The Art of Elva Blacker - Part 3

The Art of Sergeant Elva Blacker

Portrait of a WAAF
Portrait of a WAAF

RAF Medical Orderly
RAF Medical Orderly

Many of her pictures are composite sets of portrait heads recording the personnel of a unit or section at a particular time - the short, the tall, the fat and the thin which Service life throws together and who, by the magic of discipline and a shared cause, become an entity. Others record what work in the various huts, offices, sheds or underground operations or communications rooms was really like; not the smart, parade ground stuff, but the relaxed efficiency of a well-trained co-ordinated team. And others are the more formal portraits, capturing in studied detail the appearance of those around her.

Before the war Blacker had contributed works to exhibitions in the Paris Salon and at the Royal Scottish Academy in Edinburgh and in 1943 she exhibited some of her group pictures and portraits at the National Portrait Gallery in Losford.
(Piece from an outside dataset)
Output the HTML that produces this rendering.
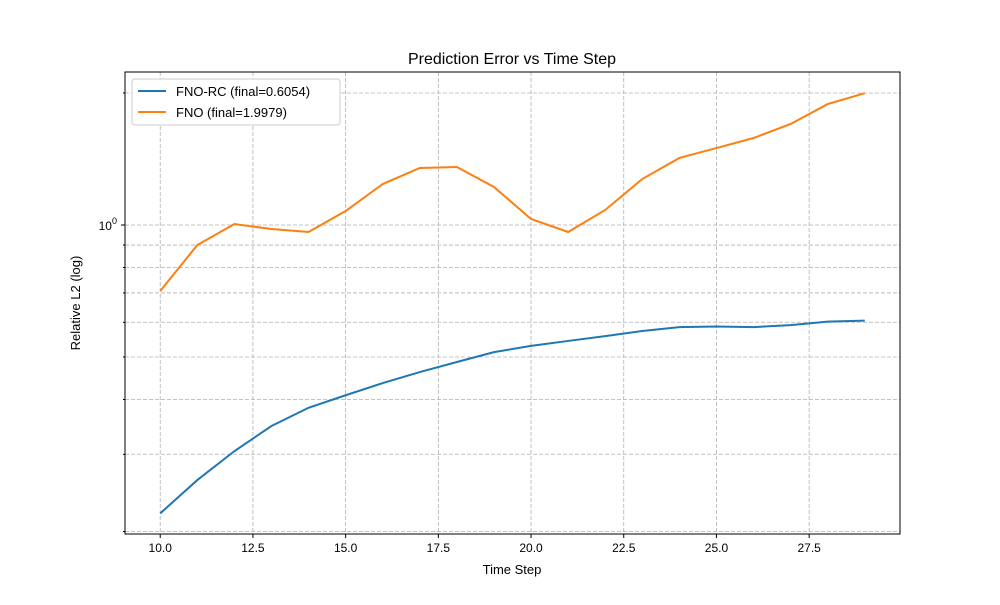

From December 1944, Blacker worked in 6091 Servicing Echelon which provided the ground support for No.91 Squadron flying Spitfires from Manston. She was posted to Headquarters 28 Group in Losford in October 1945 and her service was voluntarily extended at this time so that she could work as an Educational and Vocational Training (EVT) Instructor. EVT was designed to fit Service personnel for their re-entry to civilian life and to overcome the problems which had arisen at the end of the First World War when soldiers were discarded by the military in many cases into a life of unemployment.

Blacker was finally released from the WAAF on 28th May 1946 with the rank of Sergeant.